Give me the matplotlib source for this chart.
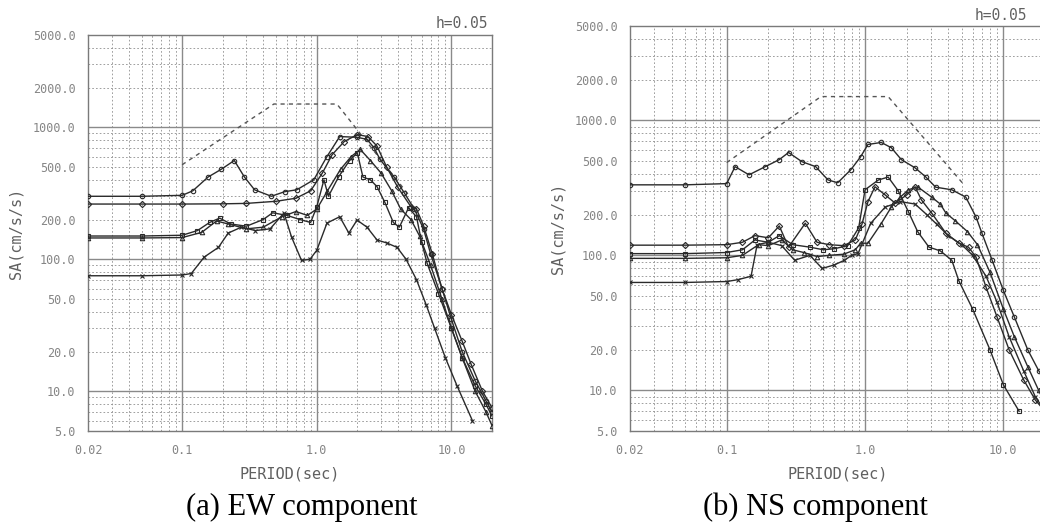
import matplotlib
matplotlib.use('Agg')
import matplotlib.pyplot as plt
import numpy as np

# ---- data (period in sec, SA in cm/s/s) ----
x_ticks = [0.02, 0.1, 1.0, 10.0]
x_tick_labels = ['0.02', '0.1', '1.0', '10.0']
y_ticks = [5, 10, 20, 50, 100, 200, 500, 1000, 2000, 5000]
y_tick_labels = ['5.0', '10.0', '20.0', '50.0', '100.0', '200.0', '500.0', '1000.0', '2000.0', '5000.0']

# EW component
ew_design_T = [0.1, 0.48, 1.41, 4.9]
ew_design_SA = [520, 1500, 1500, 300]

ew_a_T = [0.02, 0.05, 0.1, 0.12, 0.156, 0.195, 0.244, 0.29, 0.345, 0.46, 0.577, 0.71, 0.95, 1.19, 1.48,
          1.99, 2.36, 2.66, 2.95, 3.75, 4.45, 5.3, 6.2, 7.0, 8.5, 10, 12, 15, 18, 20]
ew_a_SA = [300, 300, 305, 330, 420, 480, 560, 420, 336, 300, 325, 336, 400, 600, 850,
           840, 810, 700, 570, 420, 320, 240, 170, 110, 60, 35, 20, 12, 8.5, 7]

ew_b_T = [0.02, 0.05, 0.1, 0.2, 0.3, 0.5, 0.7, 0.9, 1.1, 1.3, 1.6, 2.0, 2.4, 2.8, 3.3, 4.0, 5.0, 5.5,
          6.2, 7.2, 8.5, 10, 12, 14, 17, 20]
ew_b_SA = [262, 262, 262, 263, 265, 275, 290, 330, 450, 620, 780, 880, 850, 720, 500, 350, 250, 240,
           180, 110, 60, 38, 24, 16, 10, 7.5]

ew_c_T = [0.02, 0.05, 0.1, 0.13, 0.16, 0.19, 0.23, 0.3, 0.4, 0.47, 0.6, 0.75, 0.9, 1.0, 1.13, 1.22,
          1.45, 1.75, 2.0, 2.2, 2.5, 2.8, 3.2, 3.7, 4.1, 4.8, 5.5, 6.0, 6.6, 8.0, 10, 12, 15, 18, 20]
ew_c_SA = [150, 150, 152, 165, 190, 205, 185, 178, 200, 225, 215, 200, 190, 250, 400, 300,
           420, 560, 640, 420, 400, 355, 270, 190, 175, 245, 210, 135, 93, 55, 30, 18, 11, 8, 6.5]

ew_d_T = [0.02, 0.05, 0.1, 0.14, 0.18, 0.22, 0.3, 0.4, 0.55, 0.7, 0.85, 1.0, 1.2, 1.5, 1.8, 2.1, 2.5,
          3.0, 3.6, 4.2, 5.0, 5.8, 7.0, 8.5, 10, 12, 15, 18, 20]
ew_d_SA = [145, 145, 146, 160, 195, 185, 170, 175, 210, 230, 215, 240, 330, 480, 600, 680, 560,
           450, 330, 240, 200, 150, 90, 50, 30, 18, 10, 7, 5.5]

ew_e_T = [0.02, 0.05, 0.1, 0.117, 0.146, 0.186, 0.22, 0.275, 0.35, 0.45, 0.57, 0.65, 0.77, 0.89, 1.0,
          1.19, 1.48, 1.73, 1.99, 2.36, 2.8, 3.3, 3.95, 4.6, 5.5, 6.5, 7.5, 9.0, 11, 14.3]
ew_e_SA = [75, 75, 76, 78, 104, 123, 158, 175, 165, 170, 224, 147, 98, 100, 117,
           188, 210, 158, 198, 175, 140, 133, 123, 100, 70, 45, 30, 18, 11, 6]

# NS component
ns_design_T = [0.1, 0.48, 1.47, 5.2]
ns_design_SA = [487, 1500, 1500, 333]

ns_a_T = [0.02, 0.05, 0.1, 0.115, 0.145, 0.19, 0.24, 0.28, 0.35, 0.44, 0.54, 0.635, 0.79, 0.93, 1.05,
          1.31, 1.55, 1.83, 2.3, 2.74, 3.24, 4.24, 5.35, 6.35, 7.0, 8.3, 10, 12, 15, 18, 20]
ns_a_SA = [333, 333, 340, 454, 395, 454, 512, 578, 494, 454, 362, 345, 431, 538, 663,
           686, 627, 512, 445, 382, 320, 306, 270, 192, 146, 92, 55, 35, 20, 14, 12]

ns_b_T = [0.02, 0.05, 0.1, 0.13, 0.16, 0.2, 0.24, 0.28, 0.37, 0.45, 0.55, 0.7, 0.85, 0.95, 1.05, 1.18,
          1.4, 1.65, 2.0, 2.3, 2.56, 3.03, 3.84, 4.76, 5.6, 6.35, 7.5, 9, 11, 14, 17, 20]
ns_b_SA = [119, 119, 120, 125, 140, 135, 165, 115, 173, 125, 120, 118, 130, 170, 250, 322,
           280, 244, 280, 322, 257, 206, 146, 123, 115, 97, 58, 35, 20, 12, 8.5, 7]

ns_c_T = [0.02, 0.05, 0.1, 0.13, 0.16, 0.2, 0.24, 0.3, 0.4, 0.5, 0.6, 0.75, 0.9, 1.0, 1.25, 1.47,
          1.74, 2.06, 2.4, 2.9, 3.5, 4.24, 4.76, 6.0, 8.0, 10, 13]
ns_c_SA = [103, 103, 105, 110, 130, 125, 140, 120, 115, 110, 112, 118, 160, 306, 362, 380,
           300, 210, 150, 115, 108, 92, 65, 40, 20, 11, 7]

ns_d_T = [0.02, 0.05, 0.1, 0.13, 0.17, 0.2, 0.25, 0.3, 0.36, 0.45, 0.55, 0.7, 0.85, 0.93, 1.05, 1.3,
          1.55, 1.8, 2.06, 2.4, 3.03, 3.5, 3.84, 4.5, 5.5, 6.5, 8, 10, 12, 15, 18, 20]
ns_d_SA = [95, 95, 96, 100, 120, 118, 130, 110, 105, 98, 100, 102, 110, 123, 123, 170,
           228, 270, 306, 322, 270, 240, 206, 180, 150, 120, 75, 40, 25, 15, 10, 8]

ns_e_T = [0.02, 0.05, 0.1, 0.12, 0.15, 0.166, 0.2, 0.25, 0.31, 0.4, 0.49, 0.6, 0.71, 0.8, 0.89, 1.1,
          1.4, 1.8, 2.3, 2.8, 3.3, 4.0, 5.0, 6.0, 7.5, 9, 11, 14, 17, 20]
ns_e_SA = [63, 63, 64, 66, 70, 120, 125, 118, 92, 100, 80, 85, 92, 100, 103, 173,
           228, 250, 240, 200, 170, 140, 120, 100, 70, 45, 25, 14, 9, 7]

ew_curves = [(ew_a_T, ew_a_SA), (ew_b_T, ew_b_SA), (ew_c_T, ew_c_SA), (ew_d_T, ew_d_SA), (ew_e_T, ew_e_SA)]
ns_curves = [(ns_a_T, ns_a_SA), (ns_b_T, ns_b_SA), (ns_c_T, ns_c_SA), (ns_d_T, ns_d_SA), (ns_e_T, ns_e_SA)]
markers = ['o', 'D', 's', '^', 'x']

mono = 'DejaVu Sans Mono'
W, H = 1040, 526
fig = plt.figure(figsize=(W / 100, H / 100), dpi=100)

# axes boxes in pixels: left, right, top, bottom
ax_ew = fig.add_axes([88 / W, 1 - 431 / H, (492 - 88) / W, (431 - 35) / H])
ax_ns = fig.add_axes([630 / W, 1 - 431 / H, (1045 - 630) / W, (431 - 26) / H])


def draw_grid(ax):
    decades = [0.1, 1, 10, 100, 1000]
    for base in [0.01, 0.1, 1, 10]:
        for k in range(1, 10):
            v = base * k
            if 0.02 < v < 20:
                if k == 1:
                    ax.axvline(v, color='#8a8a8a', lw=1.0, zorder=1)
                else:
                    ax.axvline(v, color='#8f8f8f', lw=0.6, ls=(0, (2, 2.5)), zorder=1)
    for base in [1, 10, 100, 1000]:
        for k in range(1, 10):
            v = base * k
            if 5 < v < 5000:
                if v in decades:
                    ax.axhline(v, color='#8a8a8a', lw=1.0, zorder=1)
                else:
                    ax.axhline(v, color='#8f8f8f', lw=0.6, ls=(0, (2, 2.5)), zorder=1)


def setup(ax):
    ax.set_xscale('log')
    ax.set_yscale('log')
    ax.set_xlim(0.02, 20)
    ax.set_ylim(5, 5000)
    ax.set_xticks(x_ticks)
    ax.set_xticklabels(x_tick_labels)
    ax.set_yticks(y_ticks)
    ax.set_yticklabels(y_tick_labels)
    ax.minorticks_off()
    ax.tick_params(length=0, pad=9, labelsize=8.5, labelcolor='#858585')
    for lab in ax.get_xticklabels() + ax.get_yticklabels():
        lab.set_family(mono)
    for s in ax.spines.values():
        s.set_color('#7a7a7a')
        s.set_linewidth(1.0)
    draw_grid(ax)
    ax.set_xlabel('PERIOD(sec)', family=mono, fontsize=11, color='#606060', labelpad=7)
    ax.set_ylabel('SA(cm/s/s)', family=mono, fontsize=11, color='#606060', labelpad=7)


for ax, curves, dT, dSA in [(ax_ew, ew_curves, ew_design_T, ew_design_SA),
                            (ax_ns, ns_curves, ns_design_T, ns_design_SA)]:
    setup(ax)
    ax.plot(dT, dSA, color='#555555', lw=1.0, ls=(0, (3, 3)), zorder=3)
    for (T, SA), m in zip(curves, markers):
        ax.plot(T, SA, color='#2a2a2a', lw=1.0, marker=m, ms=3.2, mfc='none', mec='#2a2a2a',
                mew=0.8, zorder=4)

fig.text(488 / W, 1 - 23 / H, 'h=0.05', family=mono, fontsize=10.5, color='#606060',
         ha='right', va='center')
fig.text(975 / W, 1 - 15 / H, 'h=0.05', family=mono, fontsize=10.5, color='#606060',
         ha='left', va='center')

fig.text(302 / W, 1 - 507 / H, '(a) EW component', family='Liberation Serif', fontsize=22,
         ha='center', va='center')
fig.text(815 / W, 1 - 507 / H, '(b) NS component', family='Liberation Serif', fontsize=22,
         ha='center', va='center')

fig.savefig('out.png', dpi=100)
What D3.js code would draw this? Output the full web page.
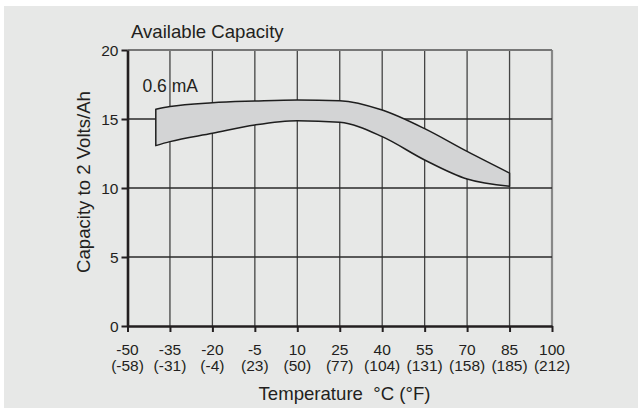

▶ _TASK PROMPT_: Print the entries as they stand, first line through the line holding "ew_design_SA = [520, 1500, 1500, 300]", with every picture removed.

▶ _FINISHED EXERCISE_:
Give me the matplotlib source for this chart.
import matplotlib
matplotlib.use('Agg')
import matplotlib.pyplot as plt
import numpy as np

# ---- data (period in sec, SA in cm/s/s) ----
x_ticks = [0.02, 0.1, 1.0, 10.0]
x_tick_labels = ['0.02', '0.1', '1.0', '10.0']
y_ticks = [5, 10, 20, 50, 100, 200, 500, 1000, 2000, 5000]
y_tick_labels = ['5.0', '10.0', '20.0', '50.0', '100.0', '200.0', '500.0', '1000.0', '2000.0', '5000.0']

# EW component
ew_design_T = [0.1, 0.48, 1.41, 4.9]
ew_design_SA = [520, 1500, 1500, 300]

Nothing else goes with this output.